Wu's Mass Postulate and Approximate Solutions of fKdV Equation

Abstract

Wu's remarkable finding of upstream-advancing solitons in water flows over a topography revived the nonlinear wave research in the 1980s. Wu and his colleagues numerically and experimentally found that a transicritical water flow over bump generates a train of upstream-advancing solitons, a depression zone at the downstream of the topography, and a wave zone further downstream. Wu attributed this intriguing phenomenon to the solutions of several mathematical models, including the forced Kortweg-de Vries (fKdV) equation.

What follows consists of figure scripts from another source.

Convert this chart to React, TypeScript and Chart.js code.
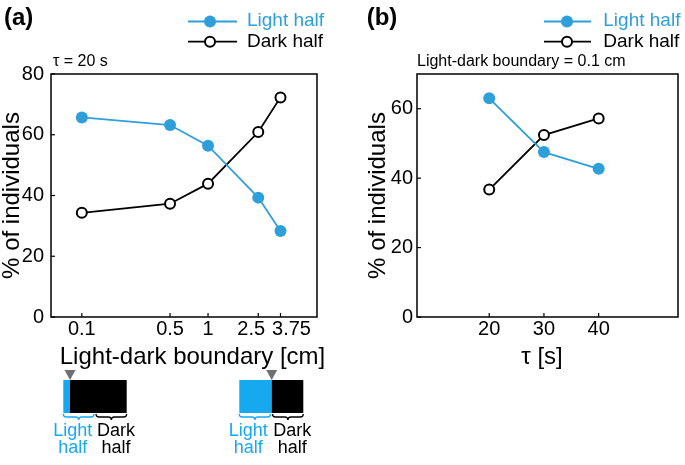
import React, { useEffect, useRef } from "react";
import { Chart, registerables } from "chart.js";

Chart.register(...registerables);

// ---------- data ----------
const boundaryCm = [0.1, 0.5, 1, 2.5, 3.75];
const lightHalfA = [65.7, 63.2, 56.4, 39.3, 28.3];
const darkHalfA = [34.3, 37.3, 43.9, 60.9, 72.3];

const tauS = [20, 30, 40];
const lightHalfB = [63.0, 47.5, 42.7];
const darkHalfB = [36.7, 52.4, 57.2];

const xTickLabelsA = ["0.1", "0.5", "1", "2.5", "3.75"];
const xTicksB = [20, 30, 40];

const seriesNames = ["Light half", "Dark half"];

// ---------- styles ----------
const BLUE = "#2f9fdc";
const DIAG_BLUE = "#17a9f0";
const FONT = '"Liberation Sans", Arial, Helvetica, sans-serif';

Chart.defaults.font.family = FONT;
Chart.defaults.color = "#000";

type Ctx = CanvasRenderingContext2D;

function line(ctx: Ctx, x0: number, y0: number, x1: number, y1: number) {
  ctx.beginPath();
  ctx.moveTo(x0, y0);
  ctx.lineTo(x1, y1);
  ctx.stroke();
}

function drawLegend(ctx: Ctx, x0: number, x1: number, mx: number, tx: number, y1: number, y2: number) {
  ctx.save();
  ctx.lineWidth = 1.8;
  ctx.strokeStyle = BLUE;
  line(ctx, x0, y1, x1, y1);
  ctx.fillStyle = BLUE;
  ctx.beginPath();
  ctx.arc(mx, y1, 6, 0, Math.PI * 2);
  ctx.fill();
  ctx.strokeStyle = "#000";
  line(ctx, x0, y2, x1, y2);
  ctx.beginPath();
  ctx.arc(mx, y2, 5, 0, Math.PI * 2);
  ctx.fillStyle = "#fff";
  ctx.fill();
  ctx.lineWidth = 2;
  ctx.stroke();
  ctx.font = `19px ${FONT}`;
  ctx.textAlign = "left";
  ctx.textBaseline = "middle";
  ctx.fillStyle = BLUE;
  ctx.fillText(seriesNames[0], tx, y1 - 0.5);
  ctx.fillStyle = "#000";
  ctx.fillText(seriesNames[1], tx, y2);
  ctx.restore();
}

function drawFrame(chart: any) {
  const ctx: Ctx = chart.ctx;
  const a = chart.chartArea;
  ctx.save();
  ctx.strokeStyle = "#000";
  ctx.lineWidth = 1.5;
  ctx.strokeRect(a.left, a.top, a.right - a.left, a.bottom - a.top);
  ctx.lineWidth = 1.2;
  const ys = chart.scales.y;
  ys.ticks.forEach((t: any) => {
    const p = ys.getPixelForValue(t.value);
    line(ctx, a.left, p, a.left + 4, p);
  });
  const xs = chart.scales.x;
  xs.ticks.forEach((t: any) => {
    const p = xs.getPixelForValue(t.value);
    line(ctx, p, a.bottom, p, a.bottom - 4);
  });
  ctx.restore();
}

function brace(ctx: Ctx, xa: number, xb: number, y0: number, color: string) {
  const m = (xa + xb) / 2;
  const d = 3;
  ctx.save();
  ctx.strokeStyle = color;
  ctx.lineWidth = 1.3;
  ctx.beginPath();
  ctx.moveTo(xa, y0);
  ctx.quadraticCurveTo(xa, y0 + d, xa + d, y0 + d);
  ctx.lineTo(m - d, y0 + d);
  ctx.quadraticCurveTo(m, y0 + d, m, y0 + 2 * d);
  ctx.quadraticCurveTo(m, y0 + d, m + d, y0 + d);
  ctx.lineTo(xb - d, y0 + d);
  ctx.quadraticCurveTo(xb, y0 + d, xb, y0);
  ctx.stroke();
  ctx.restore();
}

function drawArena(ctx: Ctx, x0: number, xb: number, x1: number, xm: number, lightX: number, darkX: number) {
  const top = 380;
  const bot = 413;
  ctx.save();
  ctx.fillStyle = DIAG_BLUE;
  ctx.fillRect(x0, top, xb - x0, bot - top);
  ctx.fillStyle = "#000";
  ctx.fillRect(xb, top, x1 - xb, bot - top);
  ctx.fillStyle = "#707070";
  ctx.beginPath();
  ctx.moveTo(xb - 5.5, 370);
  ctx.lineTo(xb + 5.5, 370);
  ctx.lineTo(xb, 380);
  ctx.closePath();
  ctx.fill();
  brace(ctx, x0, xm - 1, bot + 1, DIAG_BLUE);
  brace(ctx, xm + 1, x1, bot + 1, "#000");
  ctx.font = `18px ${FONT}`;
  ctx.textAlign = "center";
  ctx.textBaseline = "middle";
  ctx.fillStyle = DIAG_BLUE;
  ctx.fillText("Light", lightX, 431);
  ctx.fillText("half", lightX, 448.5);
  ctx.fillStyle = "#000";
  ctx.fillText("Dark", darkX, 431);
  ctx.fillText("half", darkX, 448.5);
  ctx.restore();
}

const extrasA = {
  id: "extrasA",
  afterDraw(chart: any) {
    const ctx: Ctx = chart.ctx;
    drawFrame(chart);
    ctx.save();
    // x tick labels (2.5 and 3.75 nudged apart as in the figure)
    const xs = chart.scales.x;
    const shift = [0, 0, 0, -7, 11];
    ctx.font = `20px ${FONT}`;
    ctx.fillStyle = "#000";
    ctx.textAlign = "center";
    ctx.textBaseline = "middle";
    boundaryCm.forEach((v, i) => {
      ctx.fillText(xTickLabelsA[i], xs.getPixelForValue(v) + shift[i], 329);
    });
    ctx.font = `bold 24px ${FONT}`;
    ctx.textAlign = "left";
    ctx.fillText("(a)", 4, 18);
    ctx.font = `16px ${FONT}`;
    ctx.fillText("τ = 20 s", 53, 62);
    ctx.font = `24px ${FONT}`;
    ctx.textAlign = "center";
    ctx.fillText("Light-dark boundary [cm]", 192.5, 357);
    ctx.restore();
    drawLegend(ctx, 188, 237, 210, 247, 21.5, 41.7);
    drawArena(ctx, 63.3, 70, 126.7, 95, 72.7, 116);
    drawArena(ctx, 239.3, 271.7, 303.3, 271.5, 248.3, 292.3);
  },
};

const extrasB = {
  id: "extrasB",
  afterDraw(chart: any) {
    const ctx: Ctx = chart.ctx;
    drawFrame(chart);
    ctx.save();
    ctx.fillStyle = "#000";
    ctx.textBaseline = "middle";
    ctx.font = `bold 24px ${FONT}`;
    ctx.textAlign = "left";
    ctx.fillText("(b)", 26.7, 18);
    ctx.font = `16px ${FONT}`;
    ctx.fillText("Light-dark boundary = 0.1 cm", 77, 61.5);
    ctx.font = `24px ${FONT}`;
    ctx.textAlign = "center";
    ctx.fillText("τ [s]", 202, 357);
    ctx.restore();
    drawLegend(ctx, 204, 251, 227, 263.3, 21.5, 41.7);
  },
};

function datasets(xs: number[], light: number[], dark: number[]) {
  return [
    {
      label: seriesNames[0],
      data: xs.map((x, i) => ({ x, y: light[i] })),
      borderColor: BLUE,
      backgroundColor: BLUE,
      borderWidth: 1.8,
      pointRadius: 6,
      pointBackgroundColor: BLUE,
      pointBorderColor: BLUE,
      pointBorderWidth: 0,
      tension: 0,
    },
    {
      label: seriesNames[1],
      data: xs.map((x, i) => ({ x, y: dark[i] })),
      borderColor: "#000",
      backgroundColor: "#fff",
      borderWidth: 1.8,
      pointRadius: 5,
      pointBackgroundColor: "#fff",
      pointBorderColor: "#000",
      pointBorderWidth: 2,
      tension: 0,
    },
  ];
}

export default function App() {
  const refA = useRef<HTMLCanvasElement>(null);
  const refB = useRef<HTMLCanvasElement>(null);

  useEffect(() => {
    const chartA = new Chart(refA.current as HTMLCanvasElement, {
      type: "line",
      data: { datasets: datasets(boundaryCm, lightHalfA, darkHalfA) as any },
      options: {
        animation: false,
        responsive: false,
        devicePixelRatio: 1,
        layout: { padding: { left: 0, top: 74, right: 23, bottom: 118 } },
        plugins: { legend: { display: false }, tooltip: { enabled: false }, title: { display: false } },
        scales: {
          x: {
            type: "logarithmic",
            min: 0.057,
            max: 7.3,
            grid: { display: false, drawTicks: false },
            border: { display: false },
            ticks: { display: false },
            afterBuildTicks: (s: any) => {
              s.ticks = boundaryCm.map((value) => ({ value }));
            },
            afterFit: (s: any) => {
              s.height = 30;
            },
          },
          y: {
            type: "linear",
            min: 0,
            max: 80,
            grid: { display: false, drawTicks: false },
            border: { display: false },
            ticks: { stepSize: 20, padding: 7, font: { size: 20 } },
            title: {
              display: true,
              text: "% of individuals",
              font: { size: 24, lineHeight: 1 },
              padding: { top: 0, bottom: 0 },
            },
            afterFit: (s: any) => {
              s.width = 51;
            },
          },
        },
      },
      plugins: [extrasA],
    } as any);

    const chartB = new Chart(refB.current as HTMLCanvasElement, {
      type: "line",
      data: { datasets: datasets(tauS, lightHalfB, darkHalfB) as any },
      options: {
        animation: false,
        responsive: false,
        devicePixelRatio: 1,
        layout: { padding: { left: 0, top: 74, right: 2, bottom: 118 } },
        plugins: { legend: { display: false }, tooltip: { enabled: false }, title: { display: false } },
        scales: {
          x: {
            type: "linear",
            min: 6.8,
            max: 54.5,
            grid: { display: false, drawTicks: false },
            border: { display: false },
            ticks: { padding: 0, font: { size: 20 } },
            afterBuildTicks: (s: any) => {
              s.ticks = xTicksB.map((value) => ({ value }));
            },
            afterFit: (s: any) => {
              s.height = 30;
            },
          },
          y: {
            type: "linear",
            min: 0,
            max: 70,
            grid: { display: false, drawTicks: false },
            border: { display: false },
            ticks: { stepSize: 20, padding: 4, includeBounds: false, font: { size: 20 } },
            title: {
              display: true,
              text: "% of individuals",
              font: { size: 24, lineHeight: 1 },
              padding: { top: 26, bottom: 0 },
            },
            afterFit: (s: any) => {
              s.width = 77;
            },
          },
        },
      },
      plugins: [extrasB],
    } as any);

    return () => {
      chartA.destroy();
      chartB.destroy();
    };
  }, []);

  return (
    <div
      style={{
        position: "fixed",
        left: 0,
        top: 0,
        width: 685,
        height: 465,
        background: "#fff",
        overflow: "hidden",
      }}
    >
      <canvas
        ref={refA}
        width={340}
        height={465}
        style={{ position: "absolute", left: 0, top: 0, width: 340, height: 465 }}
      />
      <canvas
        ref={refB}
        width={345}
        height={465}
        style={{ position: "absolute", left: 340, top: 0, width: 345, height: 465 }}
      />
    </div>
  );
}
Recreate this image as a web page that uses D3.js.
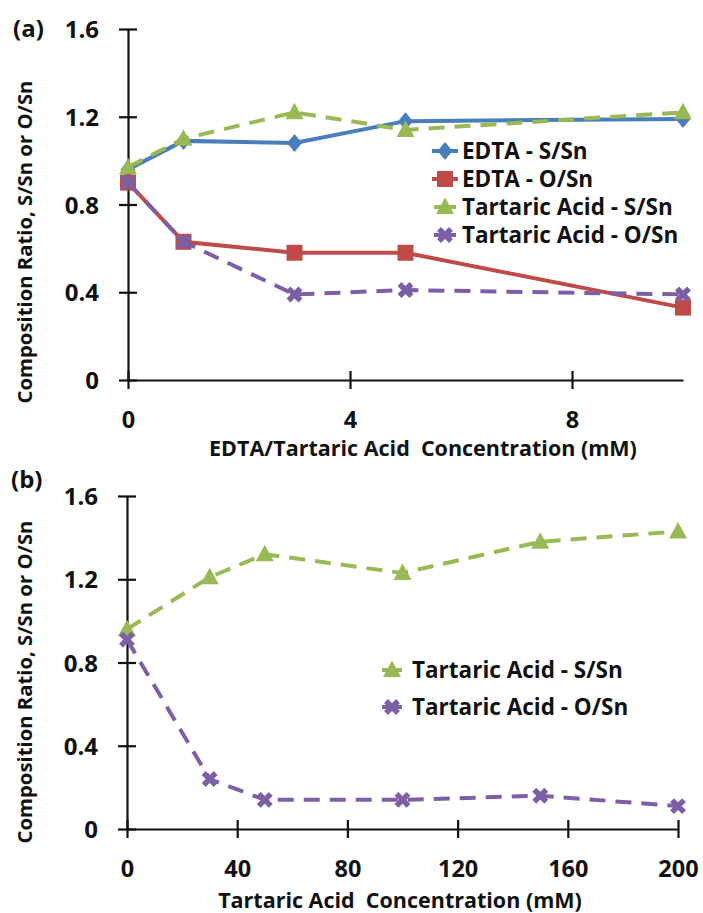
<!DOCTYPE html>
<html>
<head>
<meta charset="utf-8">
<script src="https://cdn.jsdelivr.net/npm/d3@7"></script>
<style>
  html, body { margin: 0; padding: 0; background: #fff; }
  svg { display: block; }
  text { font-family: "Open Sans", "DejaVu Sans", sans-serif; font-weight: bold; fill: #111; }
</style>
</head>
<body>
<svg id="chart" width="703" height="913"></svg>
<script>
// Panel (a): EDTA vs tartaric acid, concentration 0-10 mM
const concA = [0, 1, 3, 5, 10];
const edtaS = [0.96, 1.09, 1.08, 1.18, 1.19];
const edtaO = [0.90, 0.63, 0.58, 0.58, 0.33];
const tartSA = [0.97, 1.10, 1.22, 1.14, 1.22];
const tartOA = [0.90, 0.63, 0.39, 0.41, 0.39];

// Panel (b): tartaric acid, concentration 0-200 mM
const concB = [0, 30, 50, 100, 150, 200];
const tartSB = [0.96, 1.21, 1.32, 1.23, 1.38, 1.43];
const tartOB = [0.91, 0.24, 0.14, 0.14, 0.16, 0.11];

const yTicks = [0, 0.4, 0.8, 1.2, 1.6];
const xTicksA = [0, 4, 8];
const xTicksB = [0, 40, 80, 120, 160, 200];

const yTitle = "Composition Ratio, S/Sn or O/Sn";
const xTitleA = "EDTA/Tartaric Acid\u00a0\u00a0Concentration (mM)";
const xTitleB = "Tartaric Acid\u00a0\u00a0Concentration (mM)";

const BLUE = "#4A7EBB", RED = "#BE4B48", GREEN = "#98B954", PURPLE = "#7D5FA6";

const svg = d3.select("#chart");

const markerPaths = {
  diamond: "M0,-9L7.5,0L0,9L-7.5,0Z",
  square: "M-8,-8H8V8H-8Z",
  triangle: "M0,-9.5L9,7L-9,7Z",
};

function drawMarker(g, kind, color) {
  if (kind === "x") {
    g.append("path")
      .attr("d", "M-6,-6L6,6M-6,6L6,-6")
      .attr("stroke", color).attr("stroke-width", 5.5).attr("fill", "none");
  } else {
    g.append("path").attr("d", markerPaths[kind]).attr("fill", color);
  }
}

function yFmt(d) { return d === 0 ? "0" : d3.format(".1f")(d); }

function panel(opts) {
  const { xs, series, xDomain, xRange, yRange, xTicks, xLabelY, xTitle, xTitleX, xTitleY,
          yTitleX, yTitleY, tag, tagX, tagY, legend } = opts;
  const x = d3.scaleLinear().domain(xDomain).range(xRange);
  const y = d3.scaleLinear().domain([0, 1.6]).range(yRange);
  const g = svg.append("g");

  // y axis, ticks crossing the axis line
  const yAxis = g.append("g")
    .attr("transform", `translate(${xRange[0]},0)`)
    .call(d3.axisLeft(y).tickValues(yTicks).tickFormat(yFmt).tickSizeInner(9).tickSizeOuter(0).tickPadding(20));
  yAxis.select(".domain").attr("stroke", "#111").attr("stroke-width", 2.2);
  yAxis.selectAll(".tick line").attr("stroke", "#111").attr("stroke-width", 2.2).attr("x2", 9).attr("x1", -9);
  yAxis.selectAll(".tick text").style("font-size", "24px").attr("fill", "#111").attr("dy", "0.36em");

  // x axis
  const xAxis = g.append("g")
    .attr("transform", `translate(0,${yRange[0]})`)
    .call(d3.axisBottom(x).tickValues(xTicks).tickFormat(d3.format("d")).tickSizeInner(9).tickSizeOuter(0).tickPadding(0));
  xAxis.select(".domain").attr("stroke", "#111").attr("stroke-width", 2.2);
  xAxis.selectAll(".tick line").attr("stroke", "#111").attr("stroke-width", 2.2).attr("y1", -9).attr("y2", 9);
  xAxis.selectAll(".tick text").style("font-size", "23.5px").attr("fill", "#111")
    .attr("y", xLabelY - yRange[0]).attr("dy", 0);

  // axis titles and panel tag
  g.append("text").attr("x", xTitleX).attr("y", xTitleY).attr("text-anchor", "middle")
    .style("font-size", "21.5px").text(xTitle);
  g.append("text").attr("transform", `translate(${yTitleX},${yTitleY}) rotate(-90)`)
    .attr("text-anchor", "middle").style("font-size", "20.3px").text(yTitle);
  g.append("text").attr("x", tagX).attr("y", tagY).style("font-size", "24px").text(tag);

  // series lines with markers
  const line = d3.line();
  series.forEach(s => {
    const pts = xs.map((xv, i) => [x(xv), y(s.values[i])]);
    g.append("path").attr("d", line(pts)).attr("fill", "none")
      .attr("stroke", s.color).attr("stroke-width", 4)
      .attr("stroke-dasharray", s.dashed ? "16,10" : null);
    pts.forEach(p => {
      const m = g.append("g").attr("transform", `translate(${p[0]},${p[1]})`);
      drawMarker(m, s.marker, s.color);
    });
  });

  // legend
  series.forEach((s, i) => {
    const ly = legend.y + i * legend.step;
    const half = s.dashed ? legend.dashHalf : 13;
    g.append("line").attr("x1", legend.x - half).attr("x2", legend.x + half)
      .attr("y1", ly).attr("y2", ly).attr("stroke", s.color).attr("stroke-width", 4);
    const m = g.append("g").attr("transform", `translate(${legend.x},${ly})`);
    drawMarker(m, s.marker, s.color);
    g.append("text").attr("x", legend.x + legend.textOffset).attr("y", ly).attr("dy", "0.36em")
      .style("font-size", "22.5px").text(s.name);
  });
}

panel({
  xs: concA,
  series: [
    { name: "EDTA - S/Sn", values: edtaS, color: BLUE, marker: "diamond", dashed: false },
    { name: "EDTA - O/Sn", values: edtaO, color: RED, marker: "square", dashed: false },
    { name: "Tartaric Acid - S/Sn", values: tartSA, color: GREEN, marker: "triangle", dashed: true },
    { name: "Tartaric Acid - O/Sn", values: tartOA, color: PURPLE, marker: "x", dashed: true },
  ],
  xDomain: [0, 10], xRange: [128, 683], yRange: [380, 29],
  xTicks: xTicksA, xLabelY: 428,
  xTitle: xTitleA, xTitleX: 423, xTitleY: 456,
  yTitleX: 32, yTitleY: 242,
  tag: "(a)", tagX: 13, tagY: 37,
  legend: { x: 445, y: 151, step: 28, textOffset: 17, dashHalf: 11 },
});

panel({
  xs: concB,
  series: [
    { name: "Tartaric Acid - S/Sn", values: tartSB, color: GREEN, marker: "triangle", dashed: true },
    { name: "Tartaric Acid - O/Sn", values: tartOB, color: PURPLE, marker: "x", dashed: true },
  ],
  xDomain: [0, 200], xRange: [127, 678], yRange: [829, 496],
  xTicks: xTicksB, xLabelY: 877,
  xTitle: xTitleB, xTitleX: 400, xTitleY: 908,
  yTitleX: 32, yTitleY: 682,
  tag: "(b)", tagX: 11, tagY: 488,
  legend: { x: 392, y: 670, step: 37, textOffset: 20, dashHalf: 10 },
});
</script>
</body>
</html>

Wu (1987) postulated that the excess mass of the upstream-advancing solitons comes almost entirely from the region of surface depression (pp.81-82). With this postulate, the depth of the downstream depression zone can be found from the solvability condition of a boundary value problem of an ordinary differential equation. Further, when the topography base is relatively short compared to its height, the depression's depth can be explicitly written as a function of the upstream flow speed and the topography's cross-section area but not the shape. Then from Wu's theorem of mass, momentum and energy, the approximate solutions of the fKdV equation can be found. The second part of this talk is about the epsilon-invariant theorem and infinitely many choices of epsilon values when using fKdV as an asymptotic approximation model. It is interesting to note that physically meaningful size of epsilon is in the range of 0.4-0.7, excluding values close to zero (Shen, 1992). Finally this talk reports the satellite observations of the upstream-advancing solitons in the atmosphere over Hainan Island, China (Zheng et al., 2003).

References:

1. T.Y. Wu, Generation of upstream advancing solitons by moving disturbances. J. Fluid Mech. 184, 75-99 (1987).
2. S.S.P. Shen, Forced solitary waves and hydraulic falls in two-layer flows. J. Fluid Mech. 234, 583-612 (1992).
3. Q. Zheng and co-authors, Evidence of upstream solitons and downstream solitary wave trains coexistence in the real atmosphere. Int. Journal of Remote Sensing 25, 4433-4440 (2004).